* Supplied data
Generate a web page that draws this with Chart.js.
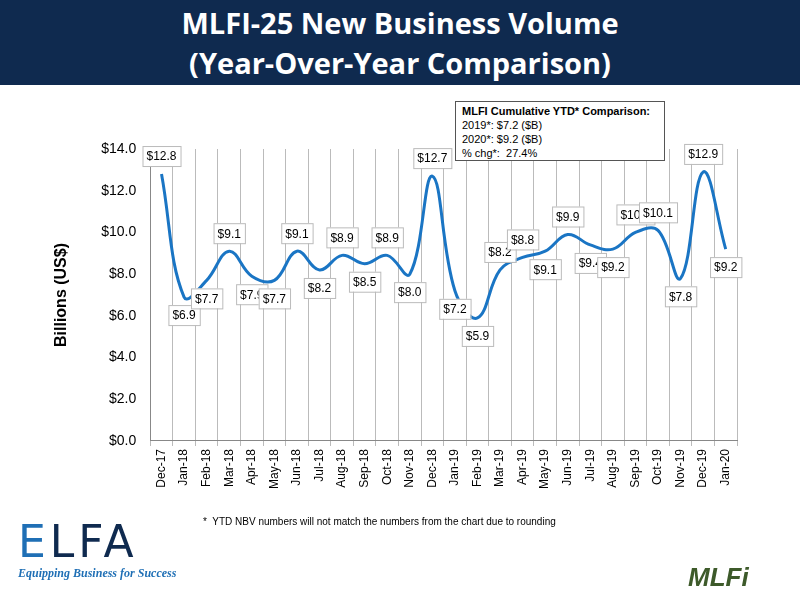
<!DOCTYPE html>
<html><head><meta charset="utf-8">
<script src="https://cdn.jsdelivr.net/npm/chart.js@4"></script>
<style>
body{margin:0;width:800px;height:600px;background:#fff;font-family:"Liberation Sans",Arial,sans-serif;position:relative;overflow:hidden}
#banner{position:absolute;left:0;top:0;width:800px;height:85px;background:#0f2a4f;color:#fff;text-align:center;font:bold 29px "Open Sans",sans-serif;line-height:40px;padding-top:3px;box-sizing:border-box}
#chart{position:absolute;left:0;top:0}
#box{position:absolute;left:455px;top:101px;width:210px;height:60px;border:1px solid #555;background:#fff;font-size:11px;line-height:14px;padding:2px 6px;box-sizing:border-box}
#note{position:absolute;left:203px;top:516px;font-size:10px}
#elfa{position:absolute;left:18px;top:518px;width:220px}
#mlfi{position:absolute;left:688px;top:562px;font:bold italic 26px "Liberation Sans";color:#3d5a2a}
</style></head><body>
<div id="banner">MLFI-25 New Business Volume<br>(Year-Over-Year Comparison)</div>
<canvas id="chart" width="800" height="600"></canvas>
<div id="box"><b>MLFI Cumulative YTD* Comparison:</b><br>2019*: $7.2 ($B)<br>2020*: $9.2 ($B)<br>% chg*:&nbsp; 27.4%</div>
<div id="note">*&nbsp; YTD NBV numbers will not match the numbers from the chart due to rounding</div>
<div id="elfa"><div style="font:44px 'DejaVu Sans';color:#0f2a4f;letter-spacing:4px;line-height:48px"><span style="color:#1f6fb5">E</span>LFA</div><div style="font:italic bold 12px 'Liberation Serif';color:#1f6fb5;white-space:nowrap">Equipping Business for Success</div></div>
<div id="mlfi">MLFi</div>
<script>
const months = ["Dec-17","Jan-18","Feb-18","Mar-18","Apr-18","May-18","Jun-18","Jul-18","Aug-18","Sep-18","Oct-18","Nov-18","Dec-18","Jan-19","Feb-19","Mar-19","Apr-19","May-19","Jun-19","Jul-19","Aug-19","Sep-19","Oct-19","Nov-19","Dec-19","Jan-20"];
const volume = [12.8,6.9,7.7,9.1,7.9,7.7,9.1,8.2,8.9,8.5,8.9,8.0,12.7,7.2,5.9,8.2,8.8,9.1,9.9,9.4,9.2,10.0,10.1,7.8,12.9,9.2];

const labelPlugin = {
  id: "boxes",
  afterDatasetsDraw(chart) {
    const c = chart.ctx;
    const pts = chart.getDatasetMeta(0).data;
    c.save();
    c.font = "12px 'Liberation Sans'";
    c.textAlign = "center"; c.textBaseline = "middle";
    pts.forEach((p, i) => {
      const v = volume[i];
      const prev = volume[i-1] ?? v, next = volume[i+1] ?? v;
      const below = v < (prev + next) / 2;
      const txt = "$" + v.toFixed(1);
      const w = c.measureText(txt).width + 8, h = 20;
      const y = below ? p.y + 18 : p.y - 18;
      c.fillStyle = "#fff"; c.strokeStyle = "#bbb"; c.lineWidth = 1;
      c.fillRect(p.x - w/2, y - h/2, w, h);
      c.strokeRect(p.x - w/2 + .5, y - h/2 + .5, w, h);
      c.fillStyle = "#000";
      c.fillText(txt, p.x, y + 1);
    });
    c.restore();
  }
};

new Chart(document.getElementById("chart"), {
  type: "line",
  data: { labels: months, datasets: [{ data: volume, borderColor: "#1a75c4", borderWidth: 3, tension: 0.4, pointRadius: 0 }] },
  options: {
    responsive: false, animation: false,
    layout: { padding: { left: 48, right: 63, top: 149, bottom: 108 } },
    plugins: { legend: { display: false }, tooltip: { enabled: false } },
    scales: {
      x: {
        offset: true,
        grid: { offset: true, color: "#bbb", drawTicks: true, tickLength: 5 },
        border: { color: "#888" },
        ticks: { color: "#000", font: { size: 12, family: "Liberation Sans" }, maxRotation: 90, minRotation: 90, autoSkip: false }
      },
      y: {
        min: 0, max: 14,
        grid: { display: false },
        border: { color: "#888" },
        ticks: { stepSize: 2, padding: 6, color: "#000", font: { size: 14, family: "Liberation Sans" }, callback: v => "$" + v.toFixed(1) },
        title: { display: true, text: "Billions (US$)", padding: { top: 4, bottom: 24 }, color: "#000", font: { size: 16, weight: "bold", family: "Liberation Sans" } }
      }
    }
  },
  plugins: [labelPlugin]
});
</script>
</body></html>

...

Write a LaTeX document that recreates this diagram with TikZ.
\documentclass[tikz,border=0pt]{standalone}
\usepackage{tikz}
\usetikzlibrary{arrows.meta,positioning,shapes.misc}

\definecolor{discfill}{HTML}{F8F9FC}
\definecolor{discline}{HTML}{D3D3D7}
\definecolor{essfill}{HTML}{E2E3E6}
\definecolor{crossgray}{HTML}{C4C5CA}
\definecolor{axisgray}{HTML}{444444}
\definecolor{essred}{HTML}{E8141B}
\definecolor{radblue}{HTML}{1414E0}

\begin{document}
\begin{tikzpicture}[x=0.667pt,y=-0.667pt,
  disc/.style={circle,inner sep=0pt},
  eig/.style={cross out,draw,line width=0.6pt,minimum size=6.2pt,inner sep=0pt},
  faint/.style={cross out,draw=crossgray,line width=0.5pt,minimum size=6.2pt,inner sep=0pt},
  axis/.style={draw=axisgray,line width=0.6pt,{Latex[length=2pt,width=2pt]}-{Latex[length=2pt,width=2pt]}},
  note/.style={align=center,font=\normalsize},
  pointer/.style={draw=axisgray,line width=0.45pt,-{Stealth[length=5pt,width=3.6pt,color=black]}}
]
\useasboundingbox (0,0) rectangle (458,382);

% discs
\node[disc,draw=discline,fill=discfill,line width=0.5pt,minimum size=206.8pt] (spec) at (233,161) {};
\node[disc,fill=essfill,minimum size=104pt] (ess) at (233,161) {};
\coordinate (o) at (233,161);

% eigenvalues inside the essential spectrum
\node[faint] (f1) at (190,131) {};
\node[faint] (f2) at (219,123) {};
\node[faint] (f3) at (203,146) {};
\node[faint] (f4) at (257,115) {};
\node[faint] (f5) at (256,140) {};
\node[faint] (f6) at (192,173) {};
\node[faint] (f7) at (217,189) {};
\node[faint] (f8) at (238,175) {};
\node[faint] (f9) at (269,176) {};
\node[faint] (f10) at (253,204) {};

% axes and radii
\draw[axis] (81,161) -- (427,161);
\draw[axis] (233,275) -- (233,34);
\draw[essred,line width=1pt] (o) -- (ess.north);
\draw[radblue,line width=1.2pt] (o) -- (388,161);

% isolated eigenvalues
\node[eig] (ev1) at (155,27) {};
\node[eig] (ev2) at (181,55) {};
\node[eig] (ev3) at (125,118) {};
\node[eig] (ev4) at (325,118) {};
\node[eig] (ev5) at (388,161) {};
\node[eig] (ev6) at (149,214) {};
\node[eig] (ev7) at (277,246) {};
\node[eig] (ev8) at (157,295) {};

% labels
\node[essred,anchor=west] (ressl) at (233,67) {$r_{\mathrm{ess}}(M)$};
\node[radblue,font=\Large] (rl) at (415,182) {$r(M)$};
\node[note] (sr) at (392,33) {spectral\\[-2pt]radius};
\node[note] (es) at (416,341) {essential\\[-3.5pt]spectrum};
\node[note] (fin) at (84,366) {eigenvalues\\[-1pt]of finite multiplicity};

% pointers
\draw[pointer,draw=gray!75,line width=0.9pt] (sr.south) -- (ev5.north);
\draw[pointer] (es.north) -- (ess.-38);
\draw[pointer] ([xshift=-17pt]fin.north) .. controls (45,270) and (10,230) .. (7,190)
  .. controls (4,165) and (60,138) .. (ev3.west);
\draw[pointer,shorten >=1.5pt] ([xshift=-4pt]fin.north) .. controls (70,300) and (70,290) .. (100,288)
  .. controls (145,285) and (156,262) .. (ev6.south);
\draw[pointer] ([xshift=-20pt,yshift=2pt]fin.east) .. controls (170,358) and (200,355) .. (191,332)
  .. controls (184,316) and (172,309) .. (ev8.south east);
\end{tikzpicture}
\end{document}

* Exercise prompt
State the count of lines holding the string "that" in the listing above, and nothing else.

* Solution to this problem
2